======== GIVEN DATA ========
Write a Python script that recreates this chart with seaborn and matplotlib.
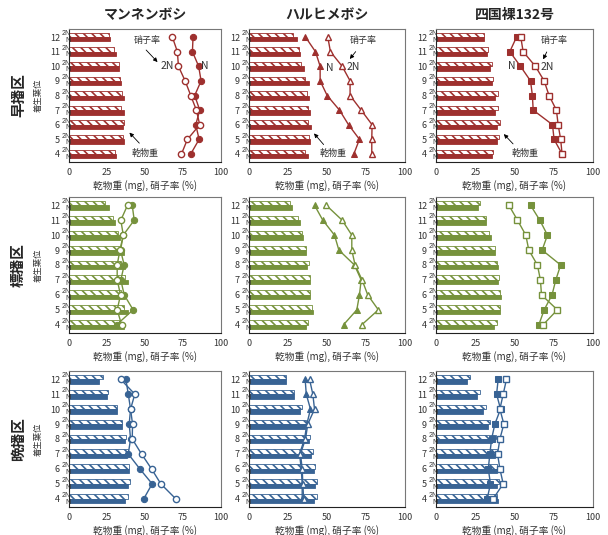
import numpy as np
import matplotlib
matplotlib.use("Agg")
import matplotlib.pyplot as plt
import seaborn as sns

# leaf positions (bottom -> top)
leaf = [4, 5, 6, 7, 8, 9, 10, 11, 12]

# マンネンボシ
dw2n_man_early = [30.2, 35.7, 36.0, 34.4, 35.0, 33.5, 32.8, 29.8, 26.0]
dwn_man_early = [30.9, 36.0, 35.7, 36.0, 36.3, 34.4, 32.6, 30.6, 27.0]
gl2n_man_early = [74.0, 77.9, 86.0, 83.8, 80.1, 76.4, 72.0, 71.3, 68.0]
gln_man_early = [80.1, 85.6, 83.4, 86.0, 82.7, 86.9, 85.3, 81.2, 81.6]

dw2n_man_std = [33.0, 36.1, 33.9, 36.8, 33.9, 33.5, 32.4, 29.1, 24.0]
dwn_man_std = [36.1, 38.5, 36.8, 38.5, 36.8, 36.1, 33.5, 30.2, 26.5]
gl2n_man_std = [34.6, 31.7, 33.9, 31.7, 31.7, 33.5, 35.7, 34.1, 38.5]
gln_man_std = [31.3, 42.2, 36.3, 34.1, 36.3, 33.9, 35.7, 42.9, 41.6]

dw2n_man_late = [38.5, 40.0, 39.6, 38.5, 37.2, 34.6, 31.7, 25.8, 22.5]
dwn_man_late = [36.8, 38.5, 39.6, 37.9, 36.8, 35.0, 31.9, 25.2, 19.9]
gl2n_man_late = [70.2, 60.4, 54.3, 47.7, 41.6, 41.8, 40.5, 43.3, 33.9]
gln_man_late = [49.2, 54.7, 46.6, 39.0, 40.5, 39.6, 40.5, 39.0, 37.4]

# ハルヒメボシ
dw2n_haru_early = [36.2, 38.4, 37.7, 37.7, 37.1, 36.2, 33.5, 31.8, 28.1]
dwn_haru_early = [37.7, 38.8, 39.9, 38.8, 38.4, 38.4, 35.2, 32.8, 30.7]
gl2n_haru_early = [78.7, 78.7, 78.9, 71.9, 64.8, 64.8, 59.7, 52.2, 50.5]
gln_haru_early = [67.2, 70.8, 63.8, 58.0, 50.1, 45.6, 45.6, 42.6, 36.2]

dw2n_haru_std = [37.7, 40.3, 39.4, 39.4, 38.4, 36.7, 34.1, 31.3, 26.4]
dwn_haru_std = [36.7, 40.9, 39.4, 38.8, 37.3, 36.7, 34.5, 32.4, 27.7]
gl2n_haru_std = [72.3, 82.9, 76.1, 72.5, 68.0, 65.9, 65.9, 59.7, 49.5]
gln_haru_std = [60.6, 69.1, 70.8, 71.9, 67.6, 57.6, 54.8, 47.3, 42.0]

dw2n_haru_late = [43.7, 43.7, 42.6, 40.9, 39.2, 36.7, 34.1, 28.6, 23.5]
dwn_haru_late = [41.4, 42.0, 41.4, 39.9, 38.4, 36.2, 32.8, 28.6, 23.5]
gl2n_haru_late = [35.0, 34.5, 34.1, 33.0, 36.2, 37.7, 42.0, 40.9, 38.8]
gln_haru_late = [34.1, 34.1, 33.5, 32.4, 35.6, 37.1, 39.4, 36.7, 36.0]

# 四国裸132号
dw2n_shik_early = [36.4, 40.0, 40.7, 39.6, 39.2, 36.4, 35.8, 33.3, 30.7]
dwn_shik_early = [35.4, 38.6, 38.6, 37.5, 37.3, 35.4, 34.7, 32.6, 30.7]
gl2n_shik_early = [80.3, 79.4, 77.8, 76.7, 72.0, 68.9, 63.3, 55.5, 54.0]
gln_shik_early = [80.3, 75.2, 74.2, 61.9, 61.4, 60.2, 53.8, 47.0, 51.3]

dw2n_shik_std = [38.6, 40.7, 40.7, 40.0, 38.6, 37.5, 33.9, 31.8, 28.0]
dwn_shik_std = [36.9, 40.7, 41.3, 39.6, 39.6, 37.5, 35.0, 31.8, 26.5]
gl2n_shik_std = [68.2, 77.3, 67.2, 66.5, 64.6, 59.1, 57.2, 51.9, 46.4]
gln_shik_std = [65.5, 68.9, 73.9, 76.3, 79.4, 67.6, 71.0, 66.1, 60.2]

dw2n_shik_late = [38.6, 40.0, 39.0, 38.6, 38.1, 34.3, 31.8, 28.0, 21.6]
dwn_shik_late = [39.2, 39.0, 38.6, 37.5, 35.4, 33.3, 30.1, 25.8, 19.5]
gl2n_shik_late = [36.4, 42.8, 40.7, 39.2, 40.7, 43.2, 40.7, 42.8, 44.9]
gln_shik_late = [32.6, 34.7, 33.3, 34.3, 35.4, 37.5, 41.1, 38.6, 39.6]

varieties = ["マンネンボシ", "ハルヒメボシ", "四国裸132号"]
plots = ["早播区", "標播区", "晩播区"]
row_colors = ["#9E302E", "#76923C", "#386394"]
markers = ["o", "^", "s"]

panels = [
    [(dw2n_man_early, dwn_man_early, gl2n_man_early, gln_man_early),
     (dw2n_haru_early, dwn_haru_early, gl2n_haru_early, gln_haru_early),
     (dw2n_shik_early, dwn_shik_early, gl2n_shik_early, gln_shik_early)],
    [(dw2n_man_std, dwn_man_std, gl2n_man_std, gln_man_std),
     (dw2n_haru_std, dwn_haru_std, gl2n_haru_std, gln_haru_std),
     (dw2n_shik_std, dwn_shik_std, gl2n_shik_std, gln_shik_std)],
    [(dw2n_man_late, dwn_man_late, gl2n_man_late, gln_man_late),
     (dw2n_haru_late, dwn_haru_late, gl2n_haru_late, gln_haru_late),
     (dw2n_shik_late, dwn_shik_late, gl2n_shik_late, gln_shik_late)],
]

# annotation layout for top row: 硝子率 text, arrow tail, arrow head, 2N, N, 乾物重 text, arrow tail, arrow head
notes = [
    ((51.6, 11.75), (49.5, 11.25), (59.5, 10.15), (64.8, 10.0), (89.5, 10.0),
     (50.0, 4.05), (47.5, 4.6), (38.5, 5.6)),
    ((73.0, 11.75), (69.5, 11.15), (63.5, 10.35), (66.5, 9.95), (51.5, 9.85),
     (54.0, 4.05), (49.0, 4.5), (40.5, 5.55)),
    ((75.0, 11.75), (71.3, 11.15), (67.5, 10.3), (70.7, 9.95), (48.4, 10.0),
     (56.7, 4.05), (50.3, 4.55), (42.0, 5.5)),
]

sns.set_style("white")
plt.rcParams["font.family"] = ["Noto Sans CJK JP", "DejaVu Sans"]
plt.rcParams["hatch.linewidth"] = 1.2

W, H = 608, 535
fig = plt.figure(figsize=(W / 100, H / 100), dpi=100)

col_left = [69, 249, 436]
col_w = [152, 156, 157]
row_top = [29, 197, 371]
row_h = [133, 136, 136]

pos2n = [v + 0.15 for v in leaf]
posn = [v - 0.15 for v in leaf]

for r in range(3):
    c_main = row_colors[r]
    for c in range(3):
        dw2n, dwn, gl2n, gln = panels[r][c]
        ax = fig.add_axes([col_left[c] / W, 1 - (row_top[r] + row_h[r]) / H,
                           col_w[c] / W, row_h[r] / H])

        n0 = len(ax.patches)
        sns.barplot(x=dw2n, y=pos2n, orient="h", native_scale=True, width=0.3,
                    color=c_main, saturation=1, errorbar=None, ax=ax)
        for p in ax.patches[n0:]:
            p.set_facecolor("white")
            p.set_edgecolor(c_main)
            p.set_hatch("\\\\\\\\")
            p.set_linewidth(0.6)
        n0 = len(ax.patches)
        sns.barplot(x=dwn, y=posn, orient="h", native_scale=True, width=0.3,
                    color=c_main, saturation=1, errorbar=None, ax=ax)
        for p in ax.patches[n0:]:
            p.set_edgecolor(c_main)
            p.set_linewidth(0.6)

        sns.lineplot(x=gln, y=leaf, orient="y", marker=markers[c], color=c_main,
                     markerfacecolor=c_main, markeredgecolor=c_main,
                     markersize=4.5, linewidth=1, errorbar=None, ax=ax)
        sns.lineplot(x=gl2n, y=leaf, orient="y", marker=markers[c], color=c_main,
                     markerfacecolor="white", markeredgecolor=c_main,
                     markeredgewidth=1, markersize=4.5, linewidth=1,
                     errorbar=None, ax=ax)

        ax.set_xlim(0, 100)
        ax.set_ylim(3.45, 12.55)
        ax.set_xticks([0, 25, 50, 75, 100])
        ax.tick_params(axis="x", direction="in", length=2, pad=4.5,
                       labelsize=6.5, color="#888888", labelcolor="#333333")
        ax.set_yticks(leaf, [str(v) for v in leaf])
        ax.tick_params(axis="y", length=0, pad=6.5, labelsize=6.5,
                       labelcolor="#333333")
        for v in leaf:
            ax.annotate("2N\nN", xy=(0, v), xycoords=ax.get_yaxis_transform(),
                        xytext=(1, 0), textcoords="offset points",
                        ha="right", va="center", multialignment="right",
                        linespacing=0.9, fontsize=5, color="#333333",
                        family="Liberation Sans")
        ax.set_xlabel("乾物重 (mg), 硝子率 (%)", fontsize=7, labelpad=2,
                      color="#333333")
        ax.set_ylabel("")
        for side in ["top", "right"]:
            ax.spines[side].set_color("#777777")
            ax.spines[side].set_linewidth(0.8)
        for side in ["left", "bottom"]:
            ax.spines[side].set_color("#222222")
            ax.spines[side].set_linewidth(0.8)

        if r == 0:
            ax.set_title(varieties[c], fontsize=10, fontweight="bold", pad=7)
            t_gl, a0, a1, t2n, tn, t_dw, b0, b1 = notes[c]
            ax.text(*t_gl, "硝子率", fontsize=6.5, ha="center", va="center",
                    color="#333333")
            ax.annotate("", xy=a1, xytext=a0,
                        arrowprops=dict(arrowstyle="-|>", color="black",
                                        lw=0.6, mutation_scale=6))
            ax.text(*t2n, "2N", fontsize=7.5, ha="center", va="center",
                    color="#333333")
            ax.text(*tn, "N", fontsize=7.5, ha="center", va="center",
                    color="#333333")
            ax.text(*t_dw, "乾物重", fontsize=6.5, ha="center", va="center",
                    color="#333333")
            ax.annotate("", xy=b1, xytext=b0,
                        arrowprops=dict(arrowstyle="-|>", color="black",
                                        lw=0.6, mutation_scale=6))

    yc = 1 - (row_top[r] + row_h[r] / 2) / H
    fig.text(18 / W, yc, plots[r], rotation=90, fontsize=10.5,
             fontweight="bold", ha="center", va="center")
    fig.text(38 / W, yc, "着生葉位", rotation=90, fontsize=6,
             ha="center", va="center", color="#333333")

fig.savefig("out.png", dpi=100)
========
• **WHAT IS NEEDED**:
Write out again exactly the lines from the start of the data above through the line containing "85.3, 81.2, 81.6]", inclusive, excluding any pictures.

• **SOLVED PROBLEM**:
Write a Python script that recreates this chart with seaborn and matplotlib.
import numpy as np
import matplotlib
matplotlib.use("Agg")
import matplotlib.pyplot as plt
import seaborn as sns

# leaf positions (bottom -> top)
leaf = [4, 5, 6, 7, 8, 9, 10, 11, 12]

# マンネンボシ
dw2n_man_early = [30.2, 35.7, 36.0, 34.4, 35.0, 33.5, 32.8, 29.8, 26.0]
dwn_man_early = [30.9, 36.0, 35.7, 36.0, 36.3, 34.4, 32.6, 30.6, 27.0]
gl2n_man_early = [74.0, 77.9, 86.0, 83.8, 80.1, 76.4, 72.0, 71.3, 68.0]
gln_man_early = [80.1, 85.6, 83.4, 86.0, 82.7, 86.9, 85.3, 81.2, 81.6]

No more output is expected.